So, I wrote a book about some bullshit—literally.
Bullshit: A Lexicon — featuring cartoons by New Yorker cartoonist Drew Dernavich — is full of lexical history and silly jokes about common words like bunk, malarkey, and mumbo jumbo, plus rarities like stump water and flubdub. All the terms and idioms mean something in the neighborhood of bullshit, and most of them are pretty funny.
But which is the funniest word for bullshit? At the risk of stretching this column’s premise to its breaking point, I have some thoughts on this important matter.
Bullshit itself is a fairly funny word, but its more notable for usefulness than humor. It would surely be a leading contender for Most Satisfying Word in the Multiverse. Some BS words have a funny sound, especially the reduplicative words like mumbo jumbo, fiddle-faddle, and ackamarackus. I find tommyrot amusing. Futurama coined a bunch of BS-related exclamations that are all pretty funny, like crapspackle, blithery-poop, twaddle-cock, and baldercrap. Truthiness might be the only BS word that’s actually satirical. Stephen Colbert’s contribution to the BS lexicon is one of the great words of my lifetime: a word that’s both a joke and a potent, specific weapon against bullshit.

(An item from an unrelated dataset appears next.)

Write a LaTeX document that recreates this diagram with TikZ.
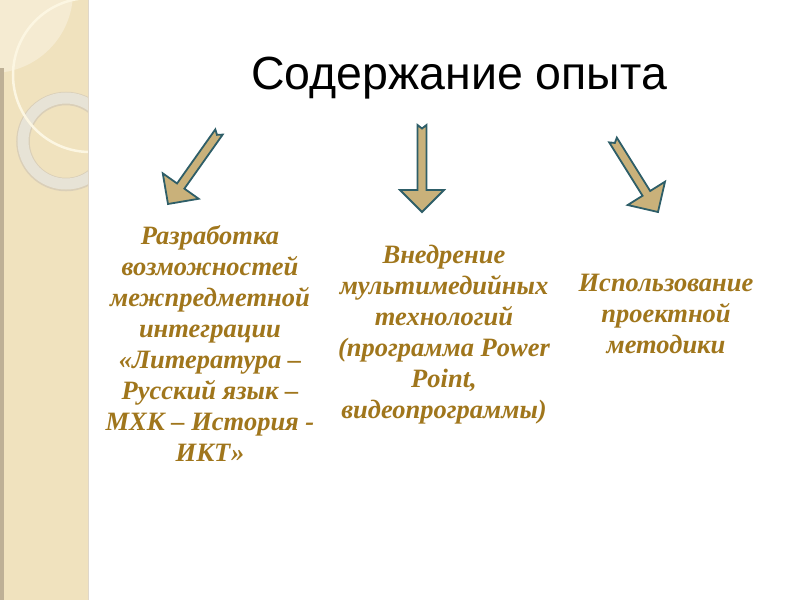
\documentclass[tikz,border=0pt]{standalone}
\usepackage{fontspec}
\setmainfont{Liberation Serif}
\newfontfamily\titlefont{Liberation Sans}
\usetikzlibrary{calc}
\definecolor{stripbg}{RGB}{240,226,190}
\definecolor{striplight}{RGB}{245,235,210}
\definecolor{stripedge}{RGB}{190,176,150}
\definecolor{ringcol}{RGB}{231,227,214}
\definecolor{ringedge}{RGB}{218,207,184}
\definecolor{circcol}{RGB}{252,246,226}
\definecolor{textgold}{RGB}{160,118,28}
\definecolor{arrfill}{RGB}{201,177,122}
\definecolor{arrline}{RGB}{46,94,104}
\tikzset{
  blockarr/.style={fill=arrfill, draw=arrline, line width=1.8pt, line join=miter},
  bodytext/.style={text=textgold, align=center, font=\fontsize{26.5}{31}\selectfont\bfseries\itshape, inner sep=0pt},
  titletext/.style={font=\titlefont\fontsize{46.5}{53}\selectfont, text=black, inner sep=0pt}
}
\newcommand\blockarrow[3]{%
  \coordinate (#3h) at ($(#2)!22pt!(#1)$);
  \coordinate (#3n) at ($(#1)!3.5pt!(#2)$);
  \draw[blockarr] ($(#1)!4.5pt!90:(#2)$) -- ($(#3h)!4.5pt!90:(#2)$) -- ($(#3h)!22pt!90:(#2)$) -- (#2) -- ($(#3h)!22pt!-90:(#2)$) -- ($(#3h)!4.5pt!-90:(#2)$) -- ($(#1)!4.5pt!-90:(#2)$) -- (#3n) -- cycle;}
\begin{document}
\begin{tikzpicture}[x=1pt,y=-1pt]
\useasboundingbox (0,0) rectangle (800,600);
\fill[white] (0,0) rectangle (800,600);
% decorative strip
\begin{scope}
  \clip (0,0) rectangle (88,600);
  \fill[stripbg] (0,0) rectangle (88,600);
  \fill[striplight] (-8,-8) circle (81);
  \fill[stripedge] (0,68) rectangle (4,600);
  \draw[ringedge, line width=13.5pt] (66,141.5) circle (43);
  \draw[ringcol, line width=11pt] (66,141) circle (43);
  \draw[circcol, line width=2.5pt] (90,75) circle (77);
\end{scope}
\draw[stripedge!50, line width=0.8pt] (88,0) -- (88,600);
% title
\node[titletext, anchor=base] (title) at (459,89) {Содержание опыта};
% arrows
\coordinate (lt) at (219,132); \coordinate (lp) at (168,204);
\coordinate (mt) at (422,125); \coordinate (mp) at (422,212);
\coordinate (rt) at (613,140); \coordinate (rp) at (658,212);
\blockarrow{lt}{lp}{la}
\blockarrow{mt}{mp}{ma}
\blockarrow{rt}{rp}{ra}
% texts
\node[bodytext] (left) at (210,344) {Разработка\\возможностей\\межпредметной\\интеграции\\«Литература –\\Русский язык –\\МХК – История -\\ИКТ»};
\node[bodytext] (mid) at (444,335) {Внедрение\\мультимедийных\\технологий\\(программа Power\\Point,\\видеопрограммы)};
\node[bodytext] (right) at (666,314) {Использование\\проектной\\методики};
\end{tikzpicture}
\end{document}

But for funniest BS word, I have to go with a word from another language category that is near and dear to my lexicon-loving, immature heart: euphemisms. I love euphemisms, partly due to my love of George Carlin (who I will eventually get to in this column, once I overcome my fear of discussing my hero). Carlin was surgical in his smackdown of evasive language, pointing out how a term like post-traumatic stress disaster lacked the effectiveness of shellshock and might even contribute to misunderstanding of the condition. Still, if you read between the lines, Carlin has a barely contained glee for euphemisms too: in a way, he appreciated the creativity behind our reality cloaking piles of poppycock. And I bet he would love the term I think is the Funniest BS Term.
Gentleman cow.
This is basically a euphemism squared. Many folks say “Bull!” when they don’t want to say “Bullshit!” But if even b-u-double-hockey-sticks seems too harsh for your house, there’s gentleman cow, which is far from the only bull-avoiding term out there. A bunch are recorded in the wonderful Dictionary of American Regional English, such as:
- cow beast
- cow brute
- cow critter
- cow topper
- cow’s husband
- duke
- end man
- Ferdinand
- grandpa
- head of the herd
- old man
- stock cow
Those words euphemize actual bulls, not bullshit, sadly. But gentleman cow gets a metaphorical use in the BS lexicon now and then. Brenda Bowers used it alongside George Costanza’s favorite word in a 2009 blog post about Obamacare: “I must call that Gentleman Cow Manure…” Here it is in the most elevated realms, the Internet comment, in a shouty response to a 2007 blog post: “LUCAS MAKES PLANS WITH US AND THEN BREAKS THEM AT THE LAST MINUTE FOR NO DISCERNIBLE REASON. THAT’S GENTLEMAN-COW SHIT, THAT IS.” That example makes the euphemism even more ludicrous by following it up with shit. You might as well say, “I never use the fuckin’ f-word!”
Terms like gentleman cow, gentleman-cow shit, meadow muffins, and cow’s husband are why I love language as much as comedy. There’s just no end to the creativity and variety of words. Like all living things, English is weird, annoying, amusing, unpredictable, bonkers, and kind of a miracle. You couldn’t make up a term like gentleman-cow shit, but somebody did.